Speaking with Alice Lowe for Prevenge (2016), on the subject of the edit she said: “…there was a wobble point as there is with every film. It’s where you’ve maybe got a bit oversaturated and you’re: What’s the film again? I can’t remember. You lose trust in your original vision a little bit … I think you just have to push through this point and I have to remember that for the next time because in the edit you’ve got to make the film worse before you can make it better.” Would you agree?

Ebersole: I come from post-production and it’s my favourite part of the process. I do think there’s a truth to that, where in post-production you have to be willing to confront what you actually have versus what you dreamt you might have. So it’s the moment that you have to be willing to re-confront yourself and understand which parts of it were strengths and weaknesses. You may have thought you cast the best lead, but they turn out to be bad in their emotional moments, and now you have to hide them, bury them and do something else; use the other person.

There’s so much you have to be willing to do — some scene you are completely in love with that took forever to shoot, you have to be willing to axe. Things that were the reason you made the movie and especially sometimes in documentary, and here we were all into the idea of telling the history of satanic cinema. But it was stopping the movie cold, and so you have to be willing to say it has to go. So it’s true that you have to break your own dreams of what you thought the movie was going to be, and confront what it actually is.

Then we would start protecting things for each other, which is a really weird moment. I would try to keep one of Todd’s ideas in the movie, convincing the editors that it had to stay because I knew he liked it. And they were: “Todd already said it could go. It’s his thing!” [Laughs]

Interviewing filmmaker Christoph Behl he remarked: “You are evolving, and after the film, you are not the same person as you were before.” Do you perceive there to be a transformative aspect to the creative process?

Ebersole: Yeah, we became satanists through making this! [laughs]

Hughes: I think so, in that you can be modest, but then then you think: Wow, that was something. A film takes a long time and so when you finally get to that hurdle, and I remember when this one was finished, just feeling that we had done something so amazing and different. Of course we have cut it substantially since then; it was a lot more music and performance art, which people were not responding to. The more you do anything and the more confident you feel, then as I was saying, the less mystery there is about it.

Ebersole: You just hope that you don’t go from being Barbara Streisand in Funny Girl (1968) to Barbara Streisand in Nuts (1987), like you have lost perspective of yourself. You started out being really fantastic and by doing all of the work you somehow lost perspective of what was great about you. So I think there’s something where work and experience adds up and you have to give back the innocence, and forget a lot of what you know when you start a new project.

What do you hope the audience takes away from the experience of Mansfield 66/67?

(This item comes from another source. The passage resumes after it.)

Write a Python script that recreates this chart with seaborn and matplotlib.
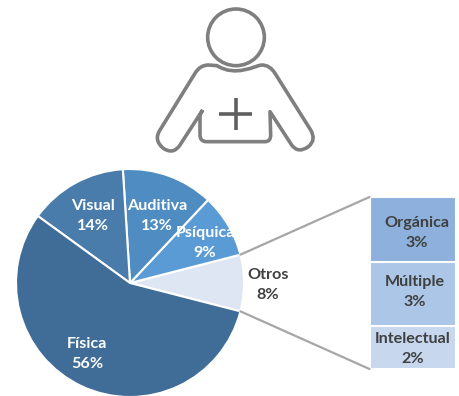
import matplotlib
matplotlib.use("Agg")
import matplotlib.pyplot as plt
import seaborn as sns
import numpy as np
from matplotlib.patches import Circle, PathPatch, ConnectionPatch
from matplotlib.path import Path

sns.set_theme(style="white")
plt.rcParams['font.family'] = ['Lato', 'DejaVu Sans']

# Data
pie_labels = ["Otros", "Psíquica", "Auditiva", "Visual", "Física"]
pie_values = [8, 9, 13, 14, 56]
pie_colors = ["#DFE6F3", "#5B9BD5", "#4F8CC1", "#4A7CAB", "#406D98"]
stack_labels = ["Intelectual", "Múltiple", "Orgánica"]
stack_values = [2, 3, 3]
stack_colors = ["#C6D7EE", "#ABC6E6", "#8DB1DC"]

W, H = 459, 396
fig = plt.figure(figsize=(W / 100, H / 100), dpi=100, facecolor="white")

def axes_px(x0, y0, x1, y1):
    return fig.add_axes([x0 / W, 1 - y1 / H, (x1 - x0) / W, (y1 - y0) / H])

# Pie
R = 114
cx, cy = 130, 283
axp = axes_px(cx - R, cy - R, cx + R, cy + R)
start = -pie_values[0] / 100 * 180
axp.pie(pie_values, colors=pie_colors, startangle=start, radius=1,
        wedgeprops=dict(edgecolor="white", linewidth=1.5, clip_on=False))
axp.set_xlim(-1, 1)
axp.set_ylim(-1, 1)
axp.set_aspect("auto")
axp.axis("off")

# Stacked breakdown bar
axb = axes_px(369.5, 197, 456, 369)
bottom = 0
for v, c in zip(stack_values, stack_colors):
    sns.barplot(x=[0], y=[v], bottom=bottom, width=1, color=c, saturation=1,
                edgecolor="white", linewidth=1.5, ax=axb)
    bottom += v
axb.set_xlim(-0.5, 0.5)
axb.set_ylim(0, sum(stack_values))
axb.axis("off")

# Connectors
ang = np.deg2rad(pie_values[0] / 100 * 180)
for sign, ytop in ((1, sum(stack_values)), (-1, 0)):
    con = ConnectionPatch(xyA=(np.cos(ang), sign * np.sin(ang)), coordsA=axp.transData,
                          xyB=(-0.5, ytop), coordsB=axb.transData,
                          color="#A6A6A6", linewidth=1.6)
    fig.add_artist(con)

# Labels, in pixel coordinates
axt = axes_px(0, 0, W, H)
axt.set_xlim(0, W)
axt.set_ylim(H, 0)
axt.axis("off")
axt.patch.set_alpha(0)
label_pos = {
    "Visual": (93, 216, "14%", "white"),
    "Auditiva": (157, 216, "13%", "white"),
    "Psíquica": (205, 243, "9%", "white"),
    "Física": (87, 354, "56%", "white"),
    "Otros": (268, 285, "8%", "#404040"),
    "Orgánica": (417, 233, "3%", "#404040"),
    "Múltiple": (415, 292, "3%", "#404040"),
    "Intelectual": (413, 349, "2%", "#404040"),
}
for name, (x, y, pct, col) in label_pos.items():
    axt.text(x, y, f"{name}\n{pct}", ha="center", va="center", color=col,
             fontsize=11.6, fontweight="bold", linespacing=1.5)

# Icon
axi = axes_px(140, 0, 330, 160)
axi.set_xlim(0, 570)
axi.set_ylim(480, 0)
axi.axis("off")
axi.patch.set_alpha(0)
grey = "#7F7F7F"
axi.add_patch(Circle((288, 112), 85, fill=False, ec=grey, lw=2.6))
verts = [(188, 330), (180, 345), (180, 405), (180, 425), (200, 425),
         (375, 425), (392, 425), (392, 405), (390, 335),
         (455, 435), (475, 462), (505, 440), (530, 420), (512, 390),
         (405, 220), (390, 195), (365, 195), (345, 197), (288, 232), (231, 197), (205, 195),
         (180, 195), (165, 220), (60, 390), (40, 420), (70, 445), (100, 465), (120, 435), (188, 330)]
codes = [Path.MOVETO, Path.LINETO, Path.LINETO, Path.CURVE3, Path.CURVE3,
         Path.LINETO, Path.CURVE3, Path.CURVE3, Path.LINETO,
         Path.LINETO, Path.CURVE3, Path.CURVE3, Path.CURVE3, Path.CURVE3,
         Path.LINETO, Path.CURVE3, Path.CURVE3, Path.CURVE4, Path.CURVE4, Path.CURVE4, Path.LINETO,
         Path.CURVE3, Path.CURVE3, Path.LINETO, Path.CURVE3, Path.CURVE3, Path.CURVE3, Path.CURVE3, Path.LINETO]
axi.add_patch(PathPatch(Path(verts, codes), fill=False, ec=grey, lw=2.6, joinstyle="round"))
axi.plot([237, 337], [341, 341], color="#5F5F5F", lw=2.6, solid_capstyle="butt")
axi.plot([287, 287], [293, 390], color="#5F5F5F", lw=2.6, solid_capstyle="butt")

fig.savefig("out.png", dpi=100, facecolor="white")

Hughes: Well, hopefully a renewed interest in that whole time period. I would hope everyone goes and rents a Jayne Mansfield film or picks up a satanic bible just to see what it’s about. It’s so interesting that with kids these days that they just don’t seem to care at all about what has preceded them. I think we did a good job of presenting something that’s of worth and of doing more research on and knowing more about.

Ebersole: I dare anyone to watch this movie and not fall in love with Jayne Mansfield. So that’s sort of what I hope people come away with. It’s funny because it’s a very gossipy and tawdry subject matter in the way that we present it, and yet it’s extremely loving towards Jayne. So we fell in love with her and I hope by bringing her back alive in this way, 50 years after he death, people will rediscover her and realise what a fabulous creature she was. She’s kind of a forgotten star in many ways and we hope that she gets rediscovered.

Hughes: And what would be the Academy Award for us is if her children do see it and secretly get back to us: You know what, I really enjoyed it. It was nice to see my mother presented as a hero, not a victim.